Hampir Dua Tahun PT Daka Group Abaikan Izin Konservasi
SUARASULTRA.COM | KONUT – Polemik aktivitas pertambangan PT Daka Grup di Kabupaten Konawe Utara (Konut), Sulawesi Tenggara, kembali mencuat. Setelah menuai kontroversi atas rencana relokasi SDN 3 Lasolo Kepulauan (Laskep) di Desa Boedingi, kini perusahaan itu diduga mengabaikan kewajiban perizinan penting yang berkaitan dengan kawasan konservasi nasional.
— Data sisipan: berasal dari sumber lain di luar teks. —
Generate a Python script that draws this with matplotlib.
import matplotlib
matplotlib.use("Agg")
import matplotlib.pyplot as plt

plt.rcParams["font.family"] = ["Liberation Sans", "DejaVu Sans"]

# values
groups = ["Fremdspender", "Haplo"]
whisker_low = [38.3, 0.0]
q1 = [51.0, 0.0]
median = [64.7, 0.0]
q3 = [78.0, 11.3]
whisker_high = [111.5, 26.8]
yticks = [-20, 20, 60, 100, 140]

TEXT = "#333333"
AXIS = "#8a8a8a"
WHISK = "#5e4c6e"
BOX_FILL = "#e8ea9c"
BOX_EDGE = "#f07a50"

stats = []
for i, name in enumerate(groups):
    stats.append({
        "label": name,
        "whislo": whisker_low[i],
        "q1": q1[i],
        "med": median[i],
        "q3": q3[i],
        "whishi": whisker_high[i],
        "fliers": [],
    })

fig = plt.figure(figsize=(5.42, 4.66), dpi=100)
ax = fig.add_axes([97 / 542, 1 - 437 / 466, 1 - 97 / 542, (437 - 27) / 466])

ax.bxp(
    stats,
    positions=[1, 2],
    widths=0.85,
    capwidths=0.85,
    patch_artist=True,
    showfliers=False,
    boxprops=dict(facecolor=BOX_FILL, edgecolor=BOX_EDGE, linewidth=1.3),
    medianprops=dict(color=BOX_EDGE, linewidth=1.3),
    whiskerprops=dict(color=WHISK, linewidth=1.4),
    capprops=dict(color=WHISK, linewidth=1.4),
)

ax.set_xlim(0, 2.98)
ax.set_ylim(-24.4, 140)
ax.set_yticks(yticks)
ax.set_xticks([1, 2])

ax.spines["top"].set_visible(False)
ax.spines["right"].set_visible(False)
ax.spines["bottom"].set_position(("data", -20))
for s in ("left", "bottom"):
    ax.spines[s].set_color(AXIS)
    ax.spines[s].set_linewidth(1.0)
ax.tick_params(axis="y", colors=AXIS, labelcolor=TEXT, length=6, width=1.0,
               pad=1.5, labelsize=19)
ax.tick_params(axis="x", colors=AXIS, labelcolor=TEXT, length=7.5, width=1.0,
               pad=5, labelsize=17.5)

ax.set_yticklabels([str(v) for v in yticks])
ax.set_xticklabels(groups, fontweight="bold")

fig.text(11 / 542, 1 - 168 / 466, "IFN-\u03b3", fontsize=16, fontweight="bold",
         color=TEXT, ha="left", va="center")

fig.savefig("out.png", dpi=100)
PT Daka Grup disinyalir telah hampir dua tahun melintasi Taman Wisata Alam Laut (TWAL) Pulau Labengki tanpa mengantongi Izin Lintas Kawasan Konservasi, sebagaimana diatur dalam ketentuan lingkungan hidup. TWAL Labengki merupakan kawasan konservasi laut yang vital bagi keberlanjutan ekosistem perairan dan perlindungan biodiversitas di wilayah tersebut.
Aktivitas perusahaan di Blok Morombo dan Blok Boenaga-Boedingi, yang secara geografis bersinggungan langsung dengan TWAL Labengki, mewajibkan setiap entitas usaha untuk mematuhi regulasi ketat dari Balai Konservasi Sumber Daya Alam (BKSDA) Sulawesi Tenggara, di bawah naungan Kementerian Lingkungan Hidup dan Kehutanan (KLHK) RI.
Izin lintas tersebut bukan sekadar dokumen administratif. Di dalamnya terdapat serangkaian kewajiban perusahaan, mulai dari pemberdayaan masyarakat lokal, pembersihan pantai di area konservasi, transplantasi terumbu karang, hingga pelibatan aktif dalam pengawasan lingkungan bersama BKSDA.
Kepala BKSDA Sultra, Sukrianto Djawie, mengungkapkan bahwa sebanyak 28 perusahaan telah diinventarisasi melakukan pelintasan di kawasan TWAL Labengki. Namun, baru separuhnya yang memenuhi kewajiban administratif tersebut.
“Yang melakukan pelintasan itu ada 28 perusahaan, kami sudah surati semuanya. Tapi baru 14 perusahaan yang patuh. Sisanya tidak memberikan respons sama sekali,” ujar Sukrianto saat dihubungi via telepon, Kamis (17/7/2025).
Saat ditanya secara khusus mengenai PT Daka Grup, Sukrianto menyatakan bahwa perusahaan tersebut telah dua tahun tidak memberikan laporan maupun konfirmasi kepada pihak BKSDA.
“PT Daka ini tidak ada konfirmasinya. Sudah dua tahun tidak memberikan kabar. Kami coba hubungi, tetap tidak ada respons. Sekarang kami kembali melayangkan surat teguran,” tegasnya.
Menurut Sukrianto, izin lintas kawasan konservasi berlaku selama 10 tahun, namun wajib dievaluasi setiap lima tahun. Dalam kurun waktu tersebut, setiap perusahaan diwajibkan menyusun Rencana Kegiatan Tahunan (RKT) yang memuat rencana aksi pelestarian dan pemberdayaan di sekitar kawasan konservasi.
“RKT harus mencakup berbagai kegiatan, seperti pemulihan ekosistem laut, pemberdayaan masyarakat pesisir, dan konservasi biota laut seperti terumbu karang. Ini bukan pilihan, tapi kewajiban,” paparnya.
Hingga berita ini ditayangkan, manajemen PT Daka Grup belum memberikan tanggapan.